Josh Christopher’s role was a mystery entering his rookie campaign. When the Houston Rockets made Christopher their final selection (No. 24 overall) during the 2021 NBA Draft, red shirting his first season playing for the Rio Grande Valley Vipers was the expectation.
The only known fact about Christopher was the similarities shared with James Harden. Both are natives of California who wore No. 13 at Arizona State.
The Rockets recalled Christopher from the G-League after he averaged 22 points in three games. By the end of his first season, Christopher not only proved he could produce on an NBA level, but he became a vital part of Stephen Silas’ 12-man rotation.
A role Christopher achieved on Dec. 8 when he scored a then career-best 18 points in a 114-104 victory over the Brooklyn Nets.
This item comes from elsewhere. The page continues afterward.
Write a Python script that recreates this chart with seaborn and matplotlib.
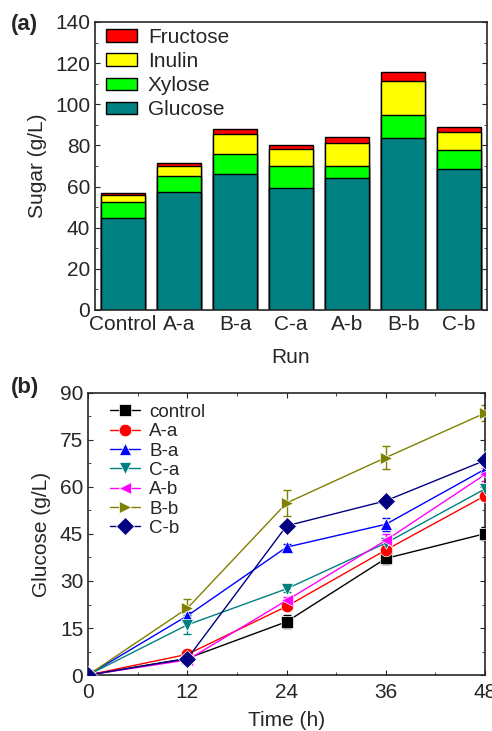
import numpy as np
import pandas as pd
import matplotlib
matplotlib.use("Agg")
import matplotlib.pyplot as plt
import seaborn as sns
from matplotlib.ticker import MultipleLocator

sns.set_style("ticks")
plt.rcParams['font.family'] = ['Liberation Sans', 'DejaVu Sans']

# ---------- data panel (a) ----------
runs = ["Control", "A-a", "B-a", "C-a", "A-b", "B-b", "C-b"]
glucose = [44.9, 57.2, 66.1, 59.3, 64.0, 83.6, 68.4]
xylose = [7.4, 7.9, 9.9, 10.5, 6.2, 11.0, 9.2]
inulin = [3.6, 5.1, 9.4, 8.3, 10.8, 16.7, 8.8]
fructose = [1.1, 1.4, 2.4, 2.3, 3.1, 4.4, 2.4]

# ---------- data panel (b) ----------
time_h = [0, 12, 24, 36, 48]
series_names = ["control", "A-a", "B-a", "C-a", "A-b", "B-b", "C-b"]
g_control = [0, 5.3, 17.0, 37.2, 45.1]
g_Aa = [0, 6.6, 21.9, 39.9, 57.2]
g_Ba = [0, 18.9, 40.8, 48.1, 65.7]
g_Ca = [0, 16.0, 27.5, 42.1, 59.4]
g_Ab = [0, 4.8, 23.8, 43.0, 64.0]
g_Bb = [0, 21.3, 54.9, 69.4, 83.6]
g_Cb = [0, 5.2, 47.6, 55.6, 68.5]
e_control = [0, 0.8, 2.0, 1.8, 2.0]
e_Aa = [0, 1.0, 1.2, 1.5, 1.5]
e_Ba = [0, 1.2, 1.0, 2.0, 1.5]
e_Ca = [0, 3.0, 1.0, 1.5, 1.5]
e_Ab = [0, 0.8, 1.0, 2.0, 2.0]
e_Bb = [0, 2.8, 4.0, 3.8, 2.5]
e_Cb = [0, 0.8, 1.0, 1.0, 1.5]

fig = plt.figure(figsize=(4.92, 7.31), dpi=100)
FS = 15

# ---------------- panel (a) ----------------
ax1 = fig.add_axes([0.193, 0.576, 0.797, 0.394])
layers = [
    ("Fructose", np.array(glucose) + np.array(xylose) + np.array(inulin) + np.array(fructose), "#FF0000"),
    ("Inulin", np.array(glucose) + np.array(xylose) + np.array(inulin), "#FFFF00"),
    ("Xylose", np.array(glucose) + np.array(xylose), "#00FF00"),
    ("Glucose", np.array(glucose), "#008080"),
]
for name, vals, col in layers:
    df = pd.DataFrame({"Run": runs, "Sugar": vals})
    sns.barplot(data=df, x="Run", y="Sugar", color=col, edgecolor="black",
                linewidth=1.0, width=0.8, saturation=1, label=name, ax=ax1)
ax1.set_ylim(0, 140)
ax1.set_xlim(-0.5, 6.5)
ax1.yaxis.set_major_locator(MultipleLocator(20))
ax1.yaxis.set_minor_locator(MultipleLocator(10))
ax1.set_ylabel("Sugar (g/L)", fontsize=FS, labelpad=6)
ax1.set_xlabel("Run", fontsize=FS, labelpad=10)
ax1.tick_params(axis="both", which="both", direction="in", labelsize=FS,
                right=True, top=False)
ax1.tick_params(axis="x", length=0, pad=4)
for sp in ax1.spines.values():
    sp.set_visible(True)
    sp.set_linewidth(1.2)
ax1.legend(loc="upper left", frameon=False, fontsize=FS,
           handlelength=1.5, handleheight=0.55, labelspacing=0.25,
           bbox_to_anchor=(0.01, 1.005), borderaxespad=0.15,
           handletextpad=0.5, borderpad=0.2)
fig.text(0.022, 0.966, "(a)", fontsize=FS + 1, fontweight="bold", va="center")

# ---------------- panel (b) ----------------
ax2 = fig.add_axes([0.179, 0.0766, 0.807, 0.3858])
colors = ["black", "#FF0000", "#0000FF", "#008080", "#FF00FF", "#808000", "#000080"]
markers = ["s", "o", "^", "v", "<", ">", "D"]
gvals = [g_control, g_Aa, g_Ba, g_Ca, g_Ab, g_Bb, g_Cb]
evals = [e_control, e_Aa, e_Ba, e_Ca, e_Ab, e_Bb, e_Cb]

long = pd.concat([pd.DataFrame({"Time": time_h, "Glucose": g, "Run": n})
                  for n, g in zip(series_names, gvals)], ignore_index=True)
for n, g, e, c in zip(series_names, gvals, evals, colors):
    ax2.errorbar(time_h, g, yerr=e, fmt="none", ecolor=c, elinewidth=1,
                 capsize=3, capthick=1, zorder=2)
sns.lineplot(data=long, x="Time", y="Glucose", hue="Run", style="Run",
             palette=dict(zip(series_names, colors)),
             markers=dict(zip(series_names, markers)), dashes=False,
             markersize=9, markeredgewidth=0.5, linewidth=1.0, ax=ax2, zorder=3)
ax2.set_xlim(0, 48)
ax2.set_ylim(0, 90)
ax2.xaxis.set_major_locator(MultipleLocator(12))
ax2.xaxis.set_minor_locator(MultipleLocator(6))
ax2.yaxis.set_major_locator(MultipleLocator(15))
ax2.yaxis.set_minor_locator(MultipleLocator(7.5))
ax2.set_xlabel("Time (h)", fontsize=FS, labelpad=6)
ax2.set_ylabel("Glucose (g/L)", fontsize=FS, labelpad=6)
ax2.tick_params(axis="both", which="both", direction="in", labelsize=FS,
                right=True, top=True)
ax2.tick_params(axis="x", pad=6)
for sp in ax2.spines.values():
    sp.set_visible(True)
    sp.set_linewidth(1.2)
ax2.legend(loc="upper left", frameon=False, fontsize=FS - 1.5,
           handlelength=1.6, labelspacing=0.12, bbox_to_anchor=(0.02, 1.012),
           borderaxespad=0.3, handletextpad=0.5, borderpad=0.45)
fig.text(0.022, 0.47, "(b)", fontsize=FS + 1, fontweight="bold", va="center")

fig.savefig("out.png", dpi=100)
Christopher again was a mirror image of Harden’s past by providing Houston a significant boost off the bench.
He closed out his rookie campaign eclipsing 20 points or more five times. And against the Minnesota Timberwolves on April 3, Christopher scored a career-best 30 points in the seven-point loss. He created an identity of his own and proved why the Rockets had arguably the best draft class in 2021.
Christopher has established himself as a foundational piece to Houston’s rebuild. The inconsistencies in his on-court play will improve once Silas officially ingrains Christopher into his game-plan.
There are several reasons to feel optimistic about Christopher’s future. He could claim the role as the Rockets’ Sixth Man in 2023 — where there will be more responsibilities. But the lone issue in Christopher’s game following his first year is his playmaking.
Christopher said it for himself after scoring 20 points in Houston’s three-point defeat to the San Antonio Spurs on March 29. During his post-game press conference, Christopher admitted to having tunnel vision when the ball was in his hands. He said improving the way he reads the court would be the primary point of emphasis for his off-season training.
The loss against the Spurs gave Christopher a glimpse into the all-around player he could become. In addition to his scoring, Christopher ended the game with six assists, six rebounds and a pair of steals.
Building upon a promising rookie year is the top objective for Christopher this summer. He is taking the necessary steps to enhance his play and told reporters during his exit interview that he intends to participate in the Las Vegas Summer League in July.
Christopher appeared in 74 games for the 20-62 Rockets. He averaged 7.9 points per game while shooting 44 .8percent from the field and 30.0 percent from behind the arc.